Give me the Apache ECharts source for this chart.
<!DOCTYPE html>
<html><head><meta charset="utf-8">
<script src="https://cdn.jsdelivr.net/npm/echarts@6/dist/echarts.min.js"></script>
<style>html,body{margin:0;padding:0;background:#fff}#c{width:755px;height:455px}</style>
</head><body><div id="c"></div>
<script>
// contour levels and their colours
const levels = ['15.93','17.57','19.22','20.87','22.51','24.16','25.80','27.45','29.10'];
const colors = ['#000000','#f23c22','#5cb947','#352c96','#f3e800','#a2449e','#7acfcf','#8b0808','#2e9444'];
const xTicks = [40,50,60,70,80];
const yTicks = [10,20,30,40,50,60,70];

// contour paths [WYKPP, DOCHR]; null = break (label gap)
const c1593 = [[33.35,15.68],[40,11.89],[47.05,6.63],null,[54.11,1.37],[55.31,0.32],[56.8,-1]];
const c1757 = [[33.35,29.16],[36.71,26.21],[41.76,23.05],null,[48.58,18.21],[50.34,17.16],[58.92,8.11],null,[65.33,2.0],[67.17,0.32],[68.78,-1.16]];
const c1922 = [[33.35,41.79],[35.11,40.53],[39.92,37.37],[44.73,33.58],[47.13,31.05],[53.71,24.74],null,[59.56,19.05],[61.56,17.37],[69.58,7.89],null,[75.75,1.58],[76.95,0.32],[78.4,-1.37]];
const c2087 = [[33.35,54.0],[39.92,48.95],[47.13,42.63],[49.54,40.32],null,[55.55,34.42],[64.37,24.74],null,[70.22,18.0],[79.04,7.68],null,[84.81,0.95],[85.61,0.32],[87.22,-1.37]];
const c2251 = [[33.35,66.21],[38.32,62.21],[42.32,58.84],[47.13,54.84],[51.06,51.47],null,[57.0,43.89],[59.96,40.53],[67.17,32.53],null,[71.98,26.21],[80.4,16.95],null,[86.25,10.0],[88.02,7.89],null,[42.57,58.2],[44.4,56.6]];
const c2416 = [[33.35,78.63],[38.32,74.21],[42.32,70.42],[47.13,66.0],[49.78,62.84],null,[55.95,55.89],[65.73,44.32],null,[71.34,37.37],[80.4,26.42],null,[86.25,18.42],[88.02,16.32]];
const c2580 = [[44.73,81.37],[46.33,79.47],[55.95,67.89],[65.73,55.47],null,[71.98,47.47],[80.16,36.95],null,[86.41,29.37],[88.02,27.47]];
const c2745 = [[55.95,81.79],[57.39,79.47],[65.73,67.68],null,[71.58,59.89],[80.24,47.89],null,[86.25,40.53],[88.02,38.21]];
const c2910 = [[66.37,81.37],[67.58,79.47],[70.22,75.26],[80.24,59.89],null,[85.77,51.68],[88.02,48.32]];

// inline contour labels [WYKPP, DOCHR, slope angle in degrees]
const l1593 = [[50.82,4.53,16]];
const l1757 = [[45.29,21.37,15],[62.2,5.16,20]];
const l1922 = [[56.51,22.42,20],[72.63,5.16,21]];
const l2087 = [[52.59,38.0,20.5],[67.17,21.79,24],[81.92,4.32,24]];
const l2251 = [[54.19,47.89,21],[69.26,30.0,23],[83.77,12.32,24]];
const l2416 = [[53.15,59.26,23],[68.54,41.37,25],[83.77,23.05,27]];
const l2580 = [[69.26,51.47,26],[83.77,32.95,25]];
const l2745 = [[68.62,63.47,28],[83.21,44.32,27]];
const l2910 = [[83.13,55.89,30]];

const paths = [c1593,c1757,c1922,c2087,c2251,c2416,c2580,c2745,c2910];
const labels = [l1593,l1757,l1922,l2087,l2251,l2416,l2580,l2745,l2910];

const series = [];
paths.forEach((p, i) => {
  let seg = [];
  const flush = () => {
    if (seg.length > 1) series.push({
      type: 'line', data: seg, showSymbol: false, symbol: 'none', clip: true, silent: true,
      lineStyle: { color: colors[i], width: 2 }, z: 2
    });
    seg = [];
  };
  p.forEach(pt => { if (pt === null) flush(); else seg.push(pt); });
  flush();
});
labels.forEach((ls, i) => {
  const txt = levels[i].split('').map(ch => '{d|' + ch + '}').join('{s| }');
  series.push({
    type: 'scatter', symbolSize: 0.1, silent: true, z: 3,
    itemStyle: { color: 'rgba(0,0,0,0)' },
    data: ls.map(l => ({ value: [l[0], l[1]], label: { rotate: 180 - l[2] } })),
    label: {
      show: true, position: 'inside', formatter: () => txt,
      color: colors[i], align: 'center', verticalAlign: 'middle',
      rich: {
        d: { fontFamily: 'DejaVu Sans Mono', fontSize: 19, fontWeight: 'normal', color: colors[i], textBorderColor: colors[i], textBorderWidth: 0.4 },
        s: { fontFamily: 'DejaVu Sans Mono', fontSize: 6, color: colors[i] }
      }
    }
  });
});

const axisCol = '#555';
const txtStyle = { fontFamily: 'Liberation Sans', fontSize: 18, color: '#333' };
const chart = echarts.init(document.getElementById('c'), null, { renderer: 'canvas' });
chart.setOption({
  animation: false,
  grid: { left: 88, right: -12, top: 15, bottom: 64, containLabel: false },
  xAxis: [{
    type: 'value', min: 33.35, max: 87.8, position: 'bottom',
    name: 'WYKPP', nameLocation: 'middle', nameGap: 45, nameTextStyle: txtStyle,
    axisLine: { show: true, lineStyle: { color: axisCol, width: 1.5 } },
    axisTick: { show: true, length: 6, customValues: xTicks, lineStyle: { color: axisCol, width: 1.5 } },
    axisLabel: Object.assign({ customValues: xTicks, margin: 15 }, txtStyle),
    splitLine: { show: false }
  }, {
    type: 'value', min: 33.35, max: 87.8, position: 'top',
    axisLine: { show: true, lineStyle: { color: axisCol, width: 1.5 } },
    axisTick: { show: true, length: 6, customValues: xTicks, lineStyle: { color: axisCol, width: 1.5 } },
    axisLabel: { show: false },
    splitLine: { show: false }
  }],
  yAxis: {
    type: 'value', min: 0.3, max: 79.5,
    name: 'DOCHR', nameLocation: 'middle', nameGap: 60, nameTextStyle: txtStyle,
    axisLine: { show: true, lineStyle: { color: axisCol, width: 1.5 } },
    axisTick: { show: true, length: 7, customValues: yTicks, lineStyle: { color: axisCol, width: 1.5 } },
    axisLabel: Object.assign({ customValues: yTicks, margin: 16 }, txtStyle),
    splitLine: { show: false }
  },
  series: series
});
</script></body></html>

* * * * * * *

# Requirements
Write out the full listing, keeping every line exactly as it is.

# Correct result
Give me the Apache ECharts source for this chart.
<!DOCTYPE html>
<html><head><meta charset="utf-8">
<script src="https://cdn.jsdelivr.net/npm/echarts@6/dist/echarts.min.js"></script>
<style>html,body{margin:0;padding:0;background:#fff}#c{width:755px;height:455px}</style>
</head><body><div id="c"></div>
<script>
// contour levels and their colours
const levels = ['15.93','17.57','19.22','20.87','22.51','24.16','25.80','27.45','29.10'];
const colors = ['#000000','#f23c22','#5cb947','#352c96','#f3e800','#a2449e','#7acfcf','#8b0808','#2e9444'];
const xTicks = [40,50,60,70,80];
const yTicks = [10,20,30,40,50,60,70];

// contour paths [WYKPP, DOCHR]; null = break (label gap)
const c1593 = [[33.35,15.68],[40,11.89],[47.05,6.63],null,[54.11,1.37],[55.31,0.32],[56.8,-1]];
const c1757 = [[33.35,29.16],[36.71,26.21],[41.76,23.05],null,[48.58,18.21],[50.34,17.16],[58.92,8.11],null,[65.33,2.0],[67.17,0.32],[68.78,-1.16]];
const c1922 = [[33.35,41.79],[35.11,40.53],[39.92,37.37],[44.73,33.58],[47.13,31.05],[53.71,24.74],null,[59.56,19.05],[61.56,17.37],[69.58,7.89],null,[75.75,1.58],[76.95,0.32],[78.4,-1.37]];
const c2087 = [[33.35,54.0],[39.92,48.95],[47.13,42.63],[49.54,40.32],null,[55.55,34.42],[64.37,24.74],null,[70.22,18.0],[79.04,7.68],null,[84.81,0.95],[85.61,0.32],[87.22,-1.37]];
const c2251 = [[33.35,66.21],[38.32,62.21],[42.32,58.84],[47.13,54.84],[51.06,51.47],null,[57.0,43.89],[59.96,40.53],[67.17,32.53],null,[71.98,26.21],[80.4,16.95],null,[86.25,10.0],[88.02,7.89],null,[42.57,58.2],[44.4,56.6]];
const c2416 = [[33.35,78.63],[38.32,74.21],[42.32,70.42],[47.13,66.0],[49.78,62.84],null,[55.95,55.89],[65.73,44.32],null,[71.34,37.37],[80.4,26.42],null,[86.25,18.42],[88.02,16.32]];
const c2580 = [[44.73,81.37],[46.33,79.47],[55.95,67.89],[65.73,55.47],null,[71.98,47.47],[80.16,36.95],null,[86.41,29.37],[88.02,27.47]];
const c2745 = [[55.95,81.79],[57.39,79.47],[65.73,67.68],null,[71.58,59.89],[80.24,47.89],null,[86.25,40.53],[88.02,38.21]];
const c2910 = [[66.37,81.37],[67.58,79.47],[70.22,75.26],[80.24,59.89],null,[85.77,51.68],[88.02,48.32]];

// inline contour labels [WYKPP, DOCHR, slope angle in degrees]
const l1593 = [[50.82,4.53,16]];
const l1757 = [[45.29,21.37,15],[62.2,5.16,20]];
const l1922 = [[56.51,22.42,20],[72.63,5.16,21]];
const l2087 = [[52.59,38.0,20.5],[67.17,21.79,24],[81.92,4.32,24]];
const l2251 = [[54.19,47.89,21],[69.26,30.0,23],[83.77,12.32,24]];
const l2416 = [[53.15,59.26,23],[68.54,41.37,25],[83.77,23.05,27]];
const l2580 = [[69.26,51.47,26],[83.77,32.95,25]];
const l2745 = [[68.62,63.47,28],[83.21,44.32,27]];
const l2910 = [[83.13,55.89,30]];

const paths = [c1593,c1757,c1922,c2087,c2251,c2416,c2580,c2745,c2910];
const labels = [l1593,l1757,l1922,l2087,l2251,l2416,l2580,l2745,l2910];

const series = [];
paths.forEach((p, i) => {
  let seg = [];
  const flush = () => {
    if (seg.length > 1) series.push({
      type: 'line', data: seg, showSymbol: false, symbol: 'none', clip: true, silent: true,
      lineStyle: { color: colors[i], width: 2 }, z: 2
    });
    seg = [];
  };
  p.forEach(pt => { if (pt === null) flush(); else seg.push(pt); });
  flush();
});
labels.forEach((ls, i) => {
  const txt = levels[i].split('').map(ch => '{d|' + ch + '}').join('{s| }');
  series.push({
    type: 'scatter', symbolSize: 0.1, silent: true, z: 3,
    itemStyle: { color: 'rgba(0,0,0,0)' },
    data: ls.map(l => ({ value: [l[0], l[1]], label: { rotate: 180 - l[2] } })),
    label: {
      show: true, position: 'inside', formatter: () => txt,
      color: colors[i], align: 'center', verticalAlign: 'middle',
      rich: {
        d: { fontFamily: 'DejaVu Sans Mono', fontSize: 19, fontWeight: 'normal', color: colors[i], textBorderColor: colors[i], textBorderWidth: 0.4 },
        s: { fontFamily: 'DejaVu Sans Mono', fontSize: 6, color: colors[i] }
      }
    }
  });
});

const axisCol = '#555';
const txtStyle = { fontFamily: 'Liberation Sans', fontSize: 18, color: '#333' };
const chart = echarts.init(document.getElementById('c'), null, { renderer: 'canvas' });
chart.setOption({
  animation: false,
  grid: { left: 88, right: -12, top: 15, bottom: 64, containLabel: false },
  xAxis: [{
    type: 'value', min: 33.35, max: 87.8, position: 'bottom',
    name: 'WYKPP', nameLocation: 'middle', nameGap: 45, nameTextStyle: txtStyle,
    axisLine: { show: true, lineStyle: { color: axisCol, width: 1.5 } },
    axisTick: { show: true, length: 6, customValues: xTicks, lineStyle: { color: axisCol, width: 1.5 } },
    axisLabel: Object.assign({ customValues: xTicks, margin: 15 }, txtStyle),
    splitLine: { show: false }
  }, {
    type: 'value', min: 33.35, max: 87.8, position: 'top',
    axisLine: { show: true, lineStyle: { color: axisCol, width: 1.5 } },
    axisTick: { show: true, length: 6, customValues: xTicks, lineStyle: { color: axisCol, width: 1.5 } },
    axisLabel: { show: false },
    splitLine: { show: false }
  }],
  yAxis: {
    type: 'value', min: 0.3, max: 79.5,
    name: 'DOCHR', nameLocation: 'middle', nameGap: 60, nameTextStyle: txtStyle,
    axisLine: { show: true, lineStyle: { color: axisCol, width: 1.5 } },
    axisTick: { show: true, length: 7, customValues: yTicks, lineStyle: { color: axisCol, width: 1.5 } },
    axisLabel: Object.assign({ customValues: yTicks, margin: 16 }, txtStyle),
    splitLine: { show: false }
  },
  series: series
});
</script></body></html>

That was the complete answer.